▶ _Source material_:

━━━━━━

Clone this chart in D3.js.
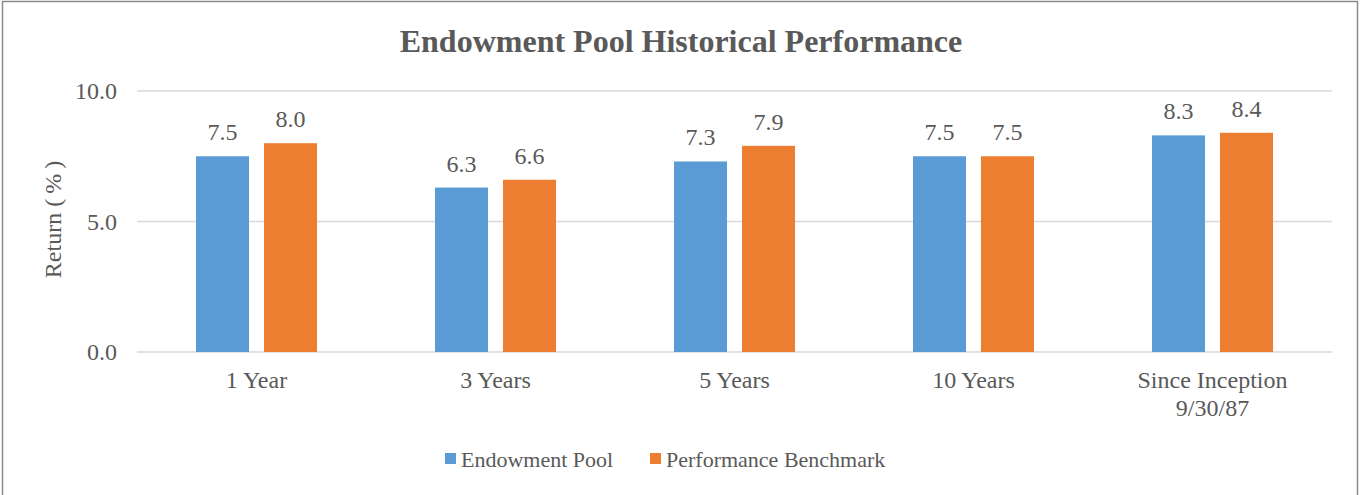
<!DOCTYPE html>
<html>
<head>
<meta charset="utf-8">
<title>Endowment Pool Historical Performance</title>
<script src="https://d3js.org/d3.v7.min.js"></script>
<style>
  body { margin: 0; background: #fff; }
  svg text { font-family: 'Liberation Serif', 'Times New Roman', Times, serif; fill: #595959; }
</style>
</head>
<body>
<svg width="1361" height="495"></svg>
<script>
// chart data
var categories = [["1 Year"], ["3 Years"], ["5 Years"], ["10 Years"], ["Since Inception", "9/30/87"]];
var seriesNames = ["Endowment Pool", "Performance Benchmark"];
var seriesColors = ["#5B9BD5", "#ED7D31"];
var endowmentPool = [7.5, 6.3, 7.3, 7.5, 8.3];
var benchmark = [8.0, 6.6, 7.9, 7.5, 8.4];
var yTicks = [0, 5, 10];

var svg = d3.select("svg"),
    margin = {top: 91, right: 29, bottom: 143, left: 137},
    width = +svg.attr("width") - margin.left - margin.right,
    height = +svg.attr("height") - margin.top - margin.bottom;

// outer border
svg.append("rect")
  .attr("x", 2.5).attr("y", 1.5)
  .attr("width", 1355).attr("height", 520)
  .attr("fill", "none")
  .attr("stroke", "#8a8a8a")
  .attr("stroke-width", 1.5);

svg.append("text")
  .attr("x", 681).attr("y", 52)
  .attr("text-anchor", "middle")
  .style("font-weight", "bold")
  .style("font-size", "32px")
  .text("Endowment Pool Historical Performance");

var g = svg.append("g")
  .attr("transform", "translate(" + margin.left + "," + margin.top + ")");

var x = d3.scaleBand().domain(d3.range(categories.length)).range([0, width]);
var x1 = d3.scaleBand().domain(d3.range(seriesNames.length))
  .range([x.bandwidth() / 2 - 60.5, x.bandwidth() / 2 + 60.5])
  .paddingInner(0.22);
var y = d3.scaleLinear().domain([0, 10]).range([height, 0]);

// gridlines
g.selectAll(".grid")
  .data(yTicks)
  .enter().append("line")
  .attr("x1", 0).attr("x2", width)
  .attr("y1", function(d) { return y(d); })
  .attr("y2", function(d) { return y(d); })
  .attr("stroke", "#d9d9d9")
  .attr("stroke-width", 1.5);

// y tick labels
g.selectAll(".ytick")
  .data(yTicks)
  .enter().append("text")
  .attr("x", -20)
  .attr("y", function(d) { return y(d); })
  .attr("dy", "0.35em")
  .attr("text-anchor", "end")
  .style("font-size", "24px")
  .text(function(d) { return d3.format(".1f")(d); });

var rows = categories.map(function(c, i) {
  return [endowmentPool[i], benchmark[i]];
});

var groups = g.selectAll(".group")
  .data(rows)
  .enter().append("g")
  .attr("transform", function(d, i) { return "translate(" + x(i) + ",0)"; });

groups.selectAll("rect")
  .data(function(d) { return d; })
  .enter().append("rect")
  .attr("x", function(d, j) { return x1(j); })
  .attr("y", function(d) { return y(d); })
  .attr("width", x1.bandwidth())
  .attr("height", function(d) { return height - y(d); })
  .attr("fill", function(d, j) { return seriesColors[j]; });

groups.selectAll(".label")
  .data(function(d) { return d; })
  .enter().append("text")
  .attr("x", function(d, j) { return x1(j) + x1.bandwidth() / 2; })
  .attr("y", function(d) { return y(d) - 16; })
  .attr("text-anchor", "middle")
  .style("font-size", "24px")
  .text(function(d) { return d3.format(".1f")(d); });

// category labels
var cat = g.selectAll(".cat")
  .data(categories)
  .enter().append("text")
  .attr("x", function(d, i) { return x(i) + x.bandwidth() / 2; })
  .attr("y", height + 36)
  .attr("text-anchor", "middle")
  .style("font-size", "24px");
cat.selectAll("tspan")
  .data(function(d) { return d; })
  .enter().append("tspan")
  .attr("x", function() { return d3.select(this.parentNode).attr("x"); })
  .attr("dy", function(d, k) { return k ? 28 : 0; })
  .text(function(d) { return d; });

// y axis title
var yTitle = svg.append("text")
  .attr("transform", "translate(61,217) rotate(-90)")
  .attr("text-anchor", "middle")
  .style("font-size", "24px")
  .text("Return ");
yTitle.append("tspan")
  .style("letter-spacing", "5px")
  .text("(%)");

// legend
var legendX = [445, 650];
var legend = svg.selectAll(".legend")
  .data(seriesNames)
  .enter().append("g")
  .attr("transform", function(d, i) { return "translate(" + legendX[i] + ",453)"; });
legend.append("rect")
  .attr("width", 11).attr("height", 11)
  .attr("fill", function(d, i) { return seriesColors[i]; });
legend.append("text")
  .attr("x", 16).attr("y", 14)
  .style("font-size", "22px")
  .text(function(d) { return d; });
</script>
</body>
</html>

━━━━━━

▶ _Instructions to follow_: Extract all the data above exactly, excluding every picture.

▶ _Complete response_:
Clone this chart in D3.js.
<!DOCTYPE html>
<html>
<head>
<meta charset="utf-8">
<title>Endowment Pool Historical Performance</title>
<script src="https://d3js.org/d3.v7.min.js"></script>
<style>
  body { margin: 0; background: #fff; }
  svg text { font-family: 'Liberation Serif', 'Times New Roman', Times, serif; fill: #595959; }
</style>
</head>
<body>
<svg width="1361" height="495"></svg>
<script>
// chart data
var categories = [["1 Year"], ["3 Years"], ["5 Years"], ["10 Years"], ["Since Inception", "9/30/87"]];
var seriesNames = ["Endowment Pool", "Performance Benchmark"];
var seriesColors = ["#5B9BD5", "#ED7D31"];
var endowmentPool = [7.5, 6.3, 7.3, 7.5, 8.3];
var benchmark = [8.0, 6.6, 7.9, 7.5, 8.4];
var yTicks = [0, 5, 10];

var svg = d3.select("svg"),
    margin = {top: 91, right: 29, bottom: 143, left: 137},
    width = +svg.attr("width") - margin.left - margin.right,
    height = +svg.attr("height") - margin.top - margin.bottom;

// outer border
svg.append("rect")
  .attr("x", 2.5).attr("y", 1.5)
  .attr("width", 1355).attr("height", 520)
  .attr("fill", "none")
  .attr("stroke", "#8a8a8a")
  .attr("stroke-width", 1.5);

svg.append("text")
  .attr("x", 681).attr("y", 52)
  .attr("text-anchor", "middle")
  .style("font-weight", "bold")
  .style("font-size", "32px")
  .text("Endowment Pool Historical Performance");

var g = svg.append("g")
  .attr("transform", "translate(" + margin.left + "," + margin.top + ")");

var x = d3.scaleBand().domain(d3.range(categories.length)).range([0, width]);
var x1 = d3.scaleBand().domain(d3.range(seriesNames.length))
  .range([x.bandwidth() / 2 - 60.5, x.bandwidth() / 2 + 60.5])
  .paddingInner(0.22);
var y = d3.scaleLinear().domain([0, 10]).range([height, 0]);

// gridlines
g.selectAll(".grid")
  .data(yTicks)
  .enter().append("line")
  .attr("x1", 0).attr("x2", width)
  .attr("y1", function(d) { return y(d); })
  .attr("y2", function(d) { return y(d); })
  .attr("stroke", "#d9d9d9")
  .attr("stroke-width", 1.5);

// y tick labels
g.selectAll(".ytick")
  .data(yTicks)
  .enter().append("text")
  .attr("x", -20)
  .attr("y", function(d) { return y(d); })
  .attr("dy", "0.35em")
  .attr("text-anchor", "end")
  .style("font-size", "24px")
  .text(function(d) { return d3.format(".1f")(d); });

var rows = categories.map(function(c, i) {
  return [endowmentPool[i], benchmark[i]];
});

var groups = g.selectAll(".group")
  .data(rows)
  .enter().append("g")
  .attr("transform", function(d, i) { return "translate(" + x(i) + ",0)"; });

groups.selectAll("rect")
  .data(function(d) { return d; })
  .enter().append("rect")
  .attr("x", function(d, j) { return x1(j); })
  .attr("y", function(d) { return y(d); })
  .attr("width", x1.bandwidth())
  .attr("height", function(d) { return height - y(d); })
  .attr("fill", function(d, j) { return seriesColors[j]; });

groups.selectAll(".label")
  .data(function(d) { return d; })
  .enter().append("text")
  .attr("x", function(d, j) { return x1(j) + x1.bandwidth() / 2; })
  .attr("y", function(d) { return y(d) - 16; })
  .attr("text-anchor", "middle")
  .style("font-size", "24px")
  .text(function(d) { return d3.format(".1f")(d); });

// category labels
var cat = g.selectAll(".cat")
  .data(categories)
  .enter().append("text")
  .attr("x", function(d, i) { return x(i) + x.bandwidth() / 2; })
  .attr("y", height + 36)
  .attr("text-anchor", "middle")
  .style("font-size", "24px");
cat.selectAll("tspan")
  .data(function(d) { return d; })
  .enter().append("tspan")
  .attr("x", function() { return d3.select(this.parentNode).attr("x"); })
  .attr("dy", function(d, k) { return k ? 28 : 0; })
  .text(function(d) { return d; });

// y axis title
var yTitle = svg.append("text")
  .attr("transform", "translate(61,217) rotate(-90)")
  .attr("text-anchor", "middle")
  .style("font-size", "24px")
  .text("Return ");
yTitle.append("tspan")
  .style("letter-spacing", "5px")
  .text("(%)");

// legend
var legendX = [445, 650];
var legend = svg.selectAll(".legend")
  .data(seriesNames)
  .enter().append("g")
  .attr("transform", function(d, i) { return "translate(" + legendX[i] + ",453)"; });
legend.append("rect")
  .attr("width", 11).attr("height", 11)
  .attr("fill", function(d, i) { return seriesColors[i]; });
legend.append("text")
  .attr("x", 16).attr("y", 14)
  .style("font-size", "22px")
  .text(function(d) { return d; });
</script>
</body>
</html>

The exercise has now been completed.